Michael hadn’t performed since he was 12 years old – and yet there he was performing what we command of him in his kitchen. Similarly, Teresa critically evaluated her own Beetle with total conviction and sincerity. The ease with which we got them to do it made the whole moment so much more enticing. We admit that what we did to them is cruel and exploitative but sums up entirely what we think this project is now about. Does having a degree in PDP from St Martins really make us an authority on performance art? We have after all been making performance from domestic objects. Michael and Teresa don’t know any differently, so maybe they think this is what performance art is.
We took one of our interviewees and turned her into our test subject: Test Miriam. This represents the entire investigation summed up in one experiment. Miriam is the average working girl, with a 9-5 job and no artistic background. We introduced her to our work, gave her a tour of the university and the Cochrane and convinced her to perform our lexicon at the Cochrane event.
When we interviewed Miriam after the event, we asked her what her role was in the show, she was unable to answer. She didn’t understand what she was doing there, and yet she did as she was told believing that she became a ‘performance artist’. Miriam went from not ever performing, to obeying our commands over three hours to an audience of up to 60 people, such was the power and her belief in the integrity in what we were doing. We wondered how far we could we have gone with what we made her copy. We exploited her trust in us, but this also explored the human ability to follow blindly what is expected of them. Crucially, she enjoyed the experience, adding that she included her own improvisations to the routine and that she would like to be involved with and see more performance at the Cochrane. In a sense, she was enlightened by the experience. Is free will an illusion?
We investigated other means of indoctrination by enlisting the help of the media. We gate crashed other people’s protests, trespassed into shots of live news items for the BBC, and ruined numerous tourists photographs thereby spreading our lexicon worldwide. This has now become an investigation on a global scale. Arguably, we have behaved in an immoral and selfish fashion, but as you see, our lexicon has a definite resonance within society. Ultimately, what we came up with was a collection of connected outcomes, including video experimentation, the Cochrane event, and a complete workshop package, with a documentary clearly showing our manifesto in action: and all of this is a product of our Body Formalist movement.

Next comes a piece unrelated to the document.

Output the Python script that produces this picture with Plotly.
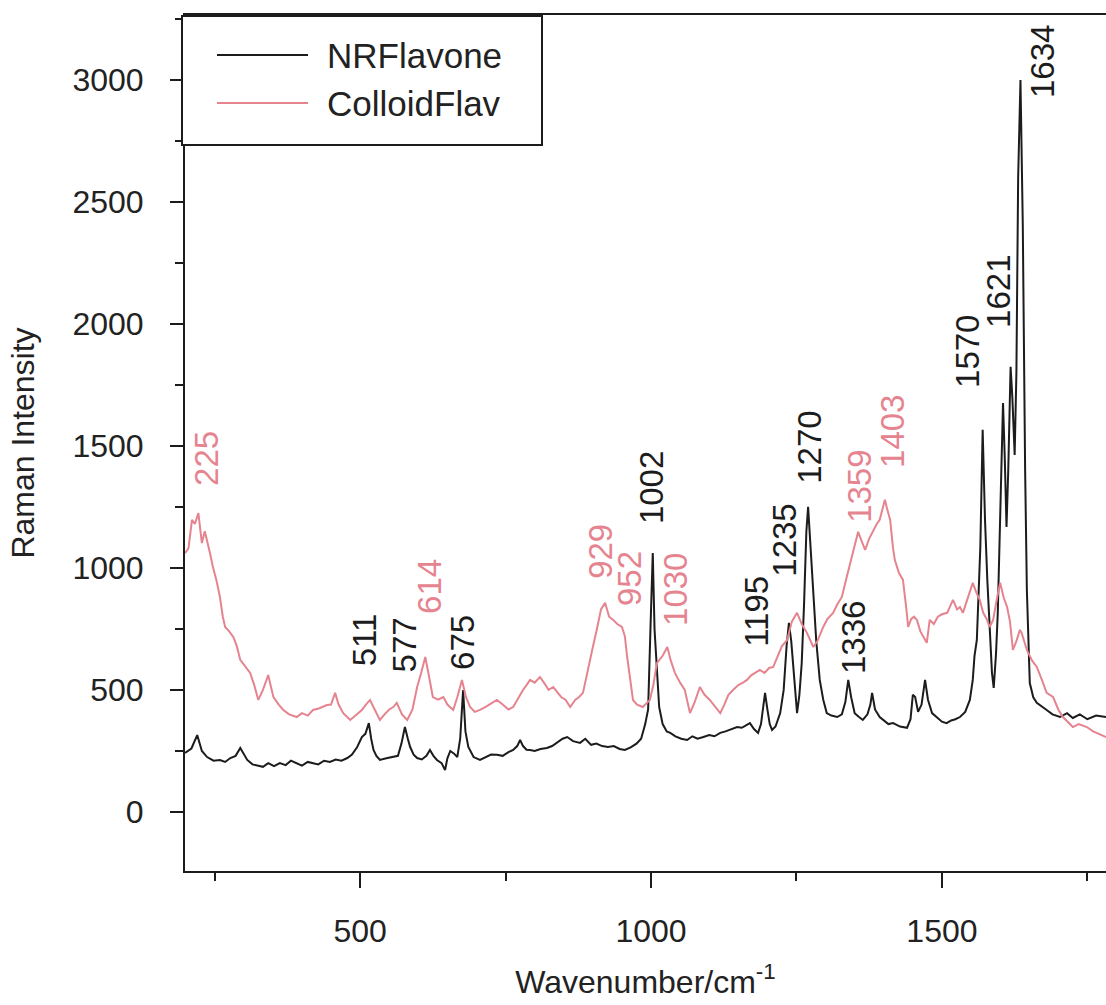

By locating our ideas in the recognisable and easily accessible world of contemporary life, work, the media and spectacle we hoped to reach as wide an audience as possible with our work. We wanted to bring performance back to the individual, by subscribing to a DIY ethic with an emphasis on participation and the use of everyday objects, which we hope engages an audience with relatable visual imagery. Our approach to theatre attempts to promote the contemporary arts whilst encouraging people to take a closer look at performance by way of intellectual exchange through a programme of workshops, short films and conversation. We wanted the work we would produce from Unit 14 to have an integrity, playing a vital part in our development as artists, whilst honing skills which we would be able to transfer to jobs post university.
Public taste is formed by the media, including the arts and the articles of daily use. Responsible for shaping these tastes are the art directors in ‘the industry’, advertisers and stylists. These people acts as censors who level down the designs of artists to their own conception of what we, the public, should like. This process of abstraction contributes to the psychology of style. We become discriminatory, deciding what we like, we don’t like and what we should add or take away based on their judgement.
We have been committed to our methodology and have been constantly producing original work. We hope to retain this work ethic outside of university where we will continue to work with one another.